Susan Lucci Recalls Working With Michael B. Jordan on ‘All My Children’: 'Terrific Young Man'

The Oscar nominee played Reggie Montgomery, the adopted son of Erica Kane’s longtime on-again, off-again lover, Jack Montgomery, for three years.

Susan Lucci Recalls Working with Michael B. Jordan on 'All My Children': 'Terrific Young Man'
Photo by Noam Galai/Getty Images | Photo by Matt Winkelmeyer/Getty Images for DGA

Susan Lucci is looking back fondly on her decades-long run on All My Children, and one former co-star still stands out to her years later: Michael B. Jordan.

During a recent appearance on the I Choose Me With Jennie Garth podcast, the daytime television icon was asked which actors she most vividly remembers working with throughout her time on the ABC soap.

Lucci didn’t hesitate before naming Jordan, who joined the series in the early 2000s while still a teenager.

Jordan portrayed Reggie Montgomery from 2003 to 2006, a role that placed him directly in Lucci’s orbit. Reggie was the adopted son of Jack Montgomery, Erica Kane’s longtime on-again, off-again love interest, which meant Lucci and Jordan shared frequent scenes. At the time, Jordan was just 16 years old.

“He was always so wonderful to work with,” Lucci said. She described him as consistently prepared and professional, noting that he showed up on time, knew his material, and treated everyone on set with respect.

According to Lucci, that maturity never felt forced. “Not phony baloney,” she explained, adding that Jordan was simply “authentically who he was.”

Lucci summed up her memories of the actor as “a genuinely terrific young man,” a sentiment that has only grown as Jordan’s career has continued to grow.

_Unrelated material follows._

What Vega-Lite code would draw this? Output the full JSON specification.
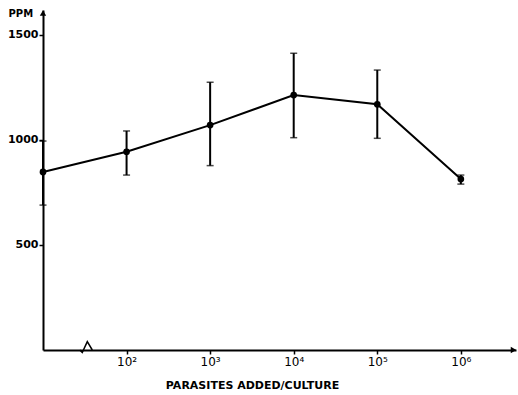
{
  "$schema": "https://vega.github.io/schema/vega-lite/v6.json",
  "width": 473,
  "height": 340,
  "autosize": "none",
  "padding": {"left": 43, "top": 10, "right": 2, "bottom": 45},
  "background": "white",
  "config": {"view": {"stroke": null}, "font": "DejaVu Sans"},
  "datasets": {
    "pts": [
      {"exp": 1, "ppm": 848, "lo": 690, "hi": 995},
      {"exp": 2, "ppm": 944, "lo": 833, "hi": 1043},
      {"exp": 3, "ppm": 1071, "lo": 878, "hi": 1275},
      {"exp": 4, "ppm": 1214, "lo": 1011, "hi": 1413},
      {"exp": 5, "ppm": 1170, "lo": 1008, "hi": 1333},
      {"exp": 6, "ppm": 814, "lo": 790, "hi": 833}
    ],
    "brk": [
      {"exp": 1.44, "ppm": 0},
      {"exp": 1.47, "ppm": -12},
      {"exp": 1.53, "ppm": 40},
      {"exp": 1.59, "ppm": 0}
    ],
    "ytip": [{"exp": 1, "ppm": 1605}],
    "xtip": [{"exp": 6.63, "ppm": 0}]
  },
  "layer": [
    {
      "data": {"name": "pts"},
      "mark": {"type": "rule", "color": "black", "strokeWidth": 2},
      "encoding": {
        "x": {"field": "exp", "type": "quantitative",
          "scale": {"domain": [1, 6.66], "nice": false, "zero": false},
          "axis": {
            "values": [2, 3, 4, 5, 6],
            "labelExpr": "datum.value == 2 ? '10²' : datum.value == 3 ? '10³' : datum.value == 4 ? '10⁴' : datum.value == 5 ? '10⁵' : '10⁶'",
            "grid": false, "domainColor": "black", "domainWidth": 2,
            "tickColor": "black", "tickSize": 4, "tickWidth": 1.5,
            "labelFont": "DejaVu Sans", "labelFontSize": 12, "labelColor": "black", "labelPadding": 2,
            "title": "PARASITES ADDED/CULTURE", "titleFont": "DejaVu Sans", "titleFontSize": 11,
            "titleFontWeight": "bold", "titleColor": "black",
            "titleX": 209, "titleY": 35, "titleBaseline": "middle", "titleAnchor": null, "titleAlign": "center"
          }
        },
        "y": {"field": "lo", "type": "quantitative",
          "scale": {"domain": [0, 1619], "nice": false},
          "axis": {
            "values": [500, 1000, 1500], "format": "d",
            "grid": false, "domainColor": "black", "domainWidth": 2,
            "tickColor": "black", "tickSize": 4, "tickWidth": 1.5,
            "labelFont": "DejaVu Sans", "labelFontSize": 11, "labelFontWeight": "bold", "labelColor": "black", "labelPadding": 1,
            "title": "PPM", "titleAngle": 0, "titleAlign": "left", "titleBaseline": "middle",
            "titleX": -35, "titleY": 3, "titleFont": "DejaVu Sans", "titleFontSize": 10, "titleFontWeight": "bold", "titleColor": "black"
          }
        },
        "y2": {"field": "hi"}
      }
    },
    {
      "data": {"name": "pts"},
      "mark": {"type": "tick", "color": "black", "size": 7, "thickness": 1.5, "orient": "horizontal"},
      "encoding": {
        "x": {"field": "exp", "type": "quantitative"},
        "y": {"field": "lo", "type": "quantitative"}
      }
    },
    {
      "data": {"name": "pts"},
      "mark": {"type": "tick", "color": "black", "size": 7, "thickness": 1.5, "orient": "horizontal"},
      "encoding": {
        "x": {"field": "exp", "type": "quantitative"},
        "y": {"field": "hi", "type": "quantitative"}
      }
    },
    {
      "data": {"name": "pts"},
      "mark": {"type": "line", "color": "black", "strokeWidth": 2},
      "encoding": {
        "x": {"field": "exp", "type": "quantitative"},
        "y": {"field": "ppm", "type": "quantitative"}
      }
    },
    {
      "data": {"name": "pts"},
      "mark": {"type": "point", "filled": true, "color": "black", "size": 45, "opacity": 1},
      "encoding": {
        "x": {"field": "exp", "type": "quantitative"},
        "y": {"field": "ppm", "type": "quantitative"}
      }
    },
    {
      "mark": {"type": "rule", "color": "white", "strokeWidth": 4, "clip": false},
      "encoding": {
        "x": {"datum": 1.45, "type": "quantitative"},
        "x2": {"datum": 1.62},
        "y": {"datum": 0, "type": "quantitative"}
      }
    },
    {
      "data": {"name": "brk"},
      "mark": {"type": "line", "color": "black", "strokeWidth": 1.5, "clip": false},
      "encoding": {
        "x": {"field": "exp", "type": "quantitative"},
        "y": {"field": "ppm", "type": "quantitative"}
      }
    },
    {
      "data": {"name": "ytip"},
      "mark": {"type": "point", "shape": "triangle-up", "filled": true, "color": "black", "size": 40, "opacity": 1, "clip": false},
      "encoding": {
        "x": {"field": "exp", "type": "quantitative"},
        "y": {"field": "ppm", "type": "quantitative"}
      }
    },
    {
      "data": {"name": "xtip"},
      "mark": {"type": "point", "shape": "triangle-right", "filled": true, "color": "black", "size": 40, "opacity": 1, "clip": false},
      "encoding": {
        "x": {"field": "exp", "type": "quantitative"},
        "y": {"field": "ppm", "type": "quantitative"}
      }
    }
  ]
}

Before Jordan stepped into the role, Reggie Montgomery was originally portrayed by Chadwick Boseman. Boseman’s brief time on the series is often remembered as an early chapter in his career, and the connection later came full circle when he and Jordan starred together in Black Panther in 2018.

Jordan’s All My Children storyline was one of the show’s more complex arcs, following Reggie from a troubled past marked by violence and instability to eventual adoption by Jack Montgomery and a path toward college and basketball. The role allowed Jordan to explore emotional range at a young age, something Lucci clearly noticed at the time.

Jordan himself has acknowledged how valuable his soap opera years were. In the past, he said he was surprised by how often industry executives remembered him from daytime television, calling that exposure an unexpected but lasting advantage.